The "luxury cosmetics campaign aesthetic" functions as a stylistic container. This references a specific commercial photography tradition: flawless but not artificial, dramatic but not theatrical, expensive in every technical decision. It signals color grading (controlled saturation, neutral shadows with subtle warmth in highlights), retouching philosophy (present but invisible), and compositional restraint (centered subject, negative space as premium positioning). Without this, the same lighting setup might render as documentary wildlife or fantasy illustration—valid alternatives, but not the intended outcome.
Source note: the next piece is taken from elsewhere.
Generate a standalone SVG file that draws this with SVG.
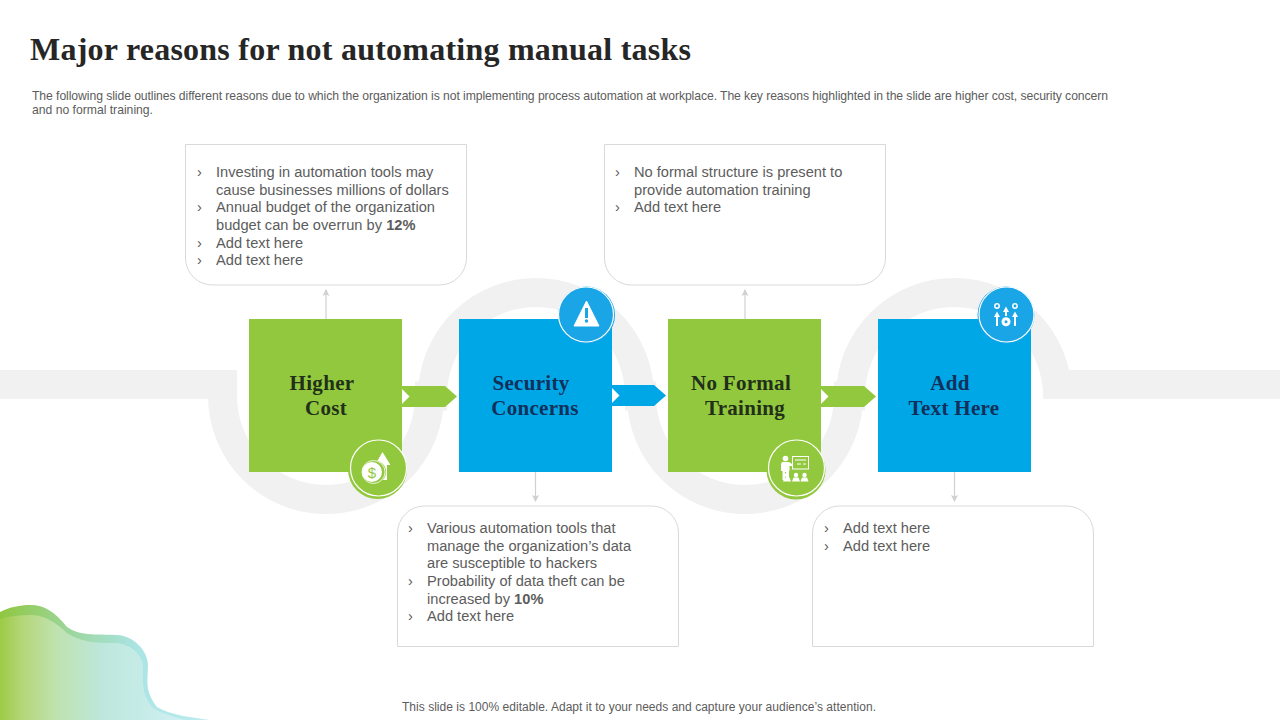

For related approaches to dramatic animal portraiture, see my breakdown of feather texture and avian lighting, or explore how similar principles apply to domestic cat fur rendering with different scale constraints.
The Stylization Problem
The original prompt used --s 750, a stylization value that introduces significant interpretive smoothing. For subjects where precise material definition matters, this works against the objective. At high stylization, the model prioritizes aesthetic coherence over literal detail, collapsing the microscopic variation in black fur that creates dimensional presence into generalized "blackness with highlights."
Reducing to --s 250 preserves more of the training data's native rendering characteristics. The trade-off is potential aesthetic roughness—colors that don't harmonize automatically, compositions that don't self-correct toward conventional balance. But for technical subjects, this roughness contains the information that sells reality. The individual hairs visible at the jaw's edge, the slight chromatic aberration at highlight edges, the noise-like texture of specular reflection—these survive only when the model is constrained from "improving" them.
The addition of "chromatic aberration at highlight edges" in the revised prompt acknowledges this. Lens aberrations are typically defects, but in high-fidelity rendering they signal optical reality. Purple-green fringing at high-contrast edges tells the viewer that light passed through glass, was focused imperfectly, arrived at a sensor. In AI generation, where perfection is the default, strategic imperfection becomes a realism cue.
For understanding how different AI platforms handle similar technical challenges, Midjourney's documentation on stylization parameters provides useful context on the --s flag's behavior across versions, though my experience suggests the practical threshold for detail preservation varies significantly by subject matter.
The final image succeeds not because any single element is correct, but because the elements form a closed system. The light that creates the iridescence also creates the diamond caustics. The void that isolates the subject also enables the precise shadow control. The camera specification that promises detail also implies the color science that renders the pink tongue without magenta drift. Each decision constrains the others until the output becomes inevitable—a state where the image could not have been otherwise, which is the closest approximation to photographic reality that AI generation currently permits.
Label: Fashion
Key Principle: Black subjects require describing what light does to them, not what they are. Specify highlight color, edge quality, and material response rather than attempting to define blackness directly.